For decades, Congressional internships have gone disproportionately to students from elite universities. Fifty percent of paid interns attend private universities, although those schools enroll just 25 percent of U.S. students. But the role can open the door to a wealth of opportunities for interns and ensure that more Americans are represented.

“It matters who gets to intern,” said James Jones, director of the center and author of The Last Plantation, a book about exclusion on Capitol Hill, where Black interns and other interns of color have been a rarity.

 “Internships are the entry point into political careers and into the roles where real policy work happens. If we don’t diversify those ranks, we limit whose perspectives shape our laws,’’ he said.

Jones was once an intern on Capitol Hill himself. “I realized the people behind the scenes, the staffers and interns, are the ones driving action. So if those people don’t look like the country they serve, the implications are huge,'' he said.

The CPRA–Braven Congressional Internship Program provides full financial support, including housing and travel stipends, to remove barriers that too often block talented students from low-income or first-generation backgrounds.

“Expanding access to meaningful opportunities is not just what we do—it’s who we are,” said Samantha Crockett, Braven’s Newark Executive Director. “What makes this program unique is that every piece of it is designed to remove barriers—financial, social, and informational—that keep certain students from careers in public policy. When programs are designed with everyone in mind, we reshape what leadership looks like,’’ she said.

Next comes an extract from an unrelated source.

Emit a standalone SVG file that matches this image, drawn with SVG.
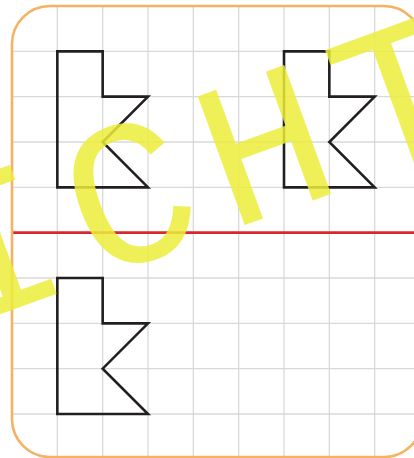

For Democratic State Senator Renee Burgess, New Jersey’s first African-American senator from Irvington and a member of several key state committees, supporting the initiative was a “no-brainer.” After meeting with Rutgers–Newark leaders and Braven representatives, she helped secure $250,000 in state funding to support the Capitol Hill internships.

“I was once that person who needed someone to give me a hand, that extra push and confidence,” Burgess said. “Now I can use my voice not just for one ZIP code but for everybody. When I heard what they were doing for these students, it wasn’t hard to say yes.”

For the fellows, the experience was both professional training ground and personal awakening.

Castro, a senior studying communication and journalism and the son of Ecuadorian immigrants, interned with Representative Lois Frankel of Florida and often responded to constituent calls.

“Serving in a congressional office was astonishing,” he said. “It showed me that empathy is just as important as influence. This experience has been the most important thing in my life so far.”

Perez, a School of Public Affairs and Administration major, worked on higher-education policy and said it transformed her understanding of government. “I thought I knew how the federal government worked—but it’s not until you’re in it that you really learn,” she said. “I was reading the reconciliation bill on higher education and realized how few of my peers even knew what it was. Knowledge is power. If we don’t know what’s going on, how can we change it?”

The experience inspired Perez to pursue a career in higher education policy and she is now an intern with the New Jersey Secretary of Higher Education. 

Holder, a Rutgers Business School student and Caribbean immigrant, faced challenges as one of the few Black men interning on the Hill. “There were moments when I felt out of place,” he said. “But this program helped me step out of my comfort zone and realize my voice and experiences add a lot to the table.”

At the close of the ceremony, Chancellor Tonya Smith-Jackson reflected on the program’s mission.

“We need more people educated in areas like policy, public affairs, and law so our lenses are represented. Politics is about people and power, and many don’t get access to the social capital or networks that open those doors. This program changes that,’’ she said.

For Dean Kaifeng Yang of SPAA, the students’ transformation reflects exactly what public-service education should do.

When he arrived from China as an international student at Rutgers–Newark in1999, he barely spoke English. He once walked into a city council meeting, nervous but curious, and tried to ask questions on the way out. “They looked at me, annoyed,” he recalled. “The sound of the elevator door closing as I left stayed with me for 35 years. I felt powerless. But that’s when I realized democracy can feel intimidating if you don’t speak its language.”

Yang went on to write his dissertation on citizen participation and now leads SPAA’s new Next Generation Public Service Academy, which trains students in leadership, civic engagement, and evidence-based policy.

“Public service is not only about passion—it requires skill, confidence, and collaboration,” he said. “Engagement can be taught. We want every student on this campus to be an informed citizen who knows how to ask the questions that open doors, not close them.”